– Говорил же, что тебе не место снаружи… Хотя бы красивую жену нашел, ну что уж там. – Это были его приветственные слова после почти пятнадцатилетней разлуки, после которых он подошел ко мне, положил руку на плечо и сказал: – Ты еще не знаешь, но ты один из самых лучших стрелков в мире, сынок.

Никогда не забуду его слов. Они как клеймо прожглись у меня в памяти. Я тогда удивленно и даже испуганно смотрел на седого, сморщенного человека в халате и с парой кислородных баллонов за спиной.

– Ну что же сказать, сын, добро пожаловать в родной дом – с этими словами он медленно и с трудом начал подниматься наверх. – Мою комнату ты знаешь, а в остальных делайте что хотите.

В доме было три этажа, но, несмотря на тяжелую болезнь деда, тот всё равно жил на втором. Старый черт был самым принципиальным и крепким мужиком из всех, что я видел. Он почти не мог ходить, страдал тяжелой болезнью легких, но всё равно жил один на втором этаже, не ленясь каждый раз спускаться в туалет на первый. Ты подумаешь, что это странно и глупо, но для деда стабильность была всем: он ненавидел перемены, всегда придерживался строгого режима, и даже чахлое, высохшее и искалеченное за долгие годы тело не могло изменить его взглядов… Странный был фрукт.

Родители же поселились на третьем этаже, а я – рядом с дедом. Не знаю, где я тогда накосячил, что папаша решил толкнуть на мою долю такое дерьмо, но оно продлилось недолго: спустя пару месяцев после нашего въезда дед отбросил коньки. Перед нашим въездом отец постоянно говорил, что он невыносим, но за всё время он ни разу даже не пикнул, умерев в тишине, заранее напялив на себя свою охотничью одежду. Поверь, я не шучу. Я сам нашел его лежащим в кровати, бледным и бесчувственным, с охотничьим ружьем в руках, сложенных на груди. Тот момент был одним из тех, которые меняют что-то в тебе раз и навсегда. Помню, я подошел и начал пристально смотреть на его лицо. Думаю, даже тогда я понимал, что его образ был как минимум странным. Бледное лицо выглядело таким спокойным и умиротворенным, что даже после того, как я узнал о боли, причиненной отцу и бабушке, всё равно оставался уверенным, что он обрел покой. В любом случае, если упрямство остается и после смерти, то благодаря ей он пробрался бы и в рай…

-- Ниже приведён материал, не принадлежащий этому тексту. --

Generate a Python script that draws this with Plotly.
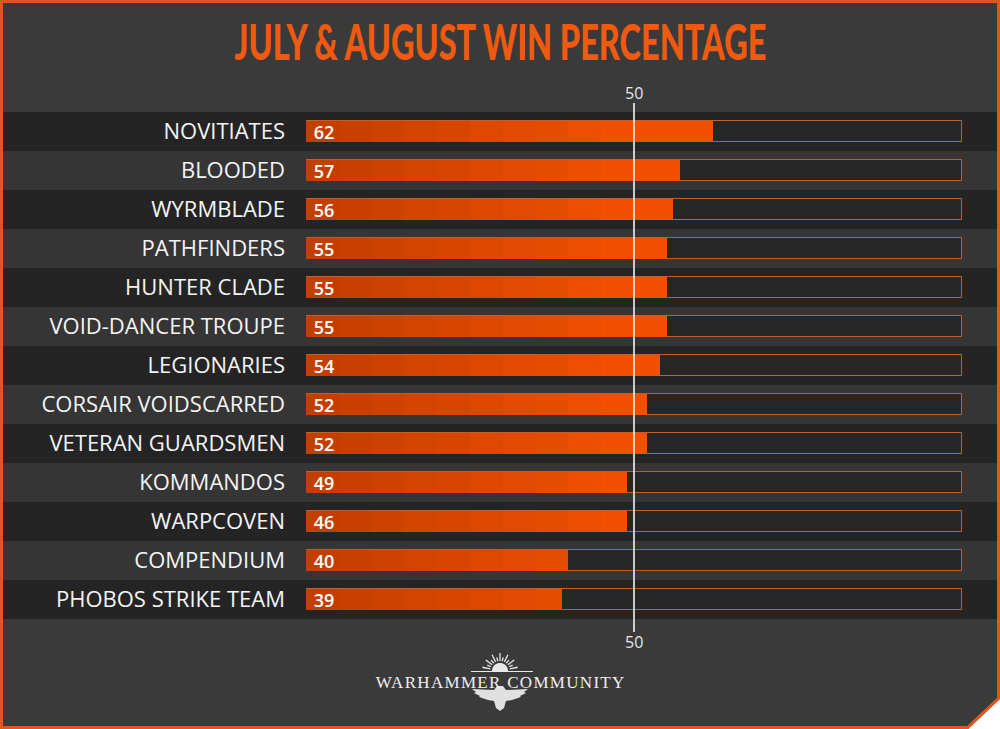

Лучше мне не рассказывать о нем и времени, проведенном с ним. Скажу только, что оно было просто уж чересчур бесчувственным: никто с ним не общался, не трогал и не заботился. В основном потому, что он сам не позволял, но, если быть до конца честным, особым желанием никто не горел, разве что мама. Она, временами, общалась с ним, воспринимая все его чудачества с юмором и без осуждения. Старый черт был похож на недовольного пакостного призрака: двигался почти бесшумно, постоянно натыкаясь на нас с суровым и недовольным выражением лица. Пару раз я даже испугался, вздрогнув и еле слышно закричав. Помню, как сейчас, его взгляд в тот момент: он видел, что произошло, но вместо того, чтобы извиниться или хотя бы пошутить, продолжал таращиться, как будто давал понять, что я – сыкло. Вот такой он был, а мама всё равно от души с ним общалась. Разговаривала с ним, носила ему еду, а в конце вообще нянчила как ребенка, добиваясь от него того, чего никогда не получал отец: выражения чувств. Дед был тяжелым, суровым и бесчувственным человеком, но мама что-то в нем изменила, после чего он смеялся, улыбался и говорил нежные слова, но только ей одной. Один раз даже сказал, что всегда мечтал о такой дочери, после чего отец пару дней ходил по дому как загнанный бык: с обиженным, задумчивым и злым выражением лица, ходил так быстро и дышал так тяжело, что никто бы не решился встать на его пути. Мама, проходя мимо, улыбаясь смотрела на его вытаращенные, наполненные болью и яростью глаза, после чего молча уходила, давая мне понять, что отец занят и нам нельзя ему мешать. Занят он был, понимаешь? Для меня абсурдно, что взрослый мужик может ревновать жене собственного отца, не говоря о том, что он всем сердцем его ненавидел. К сожалению, чем дольше я живу, тем лучше смахиваю на него, если ты понимаешь, о чем я. Мама никогда не могла принять его ненависть, хоть и сама отлично знала тяжелую историю его жизни.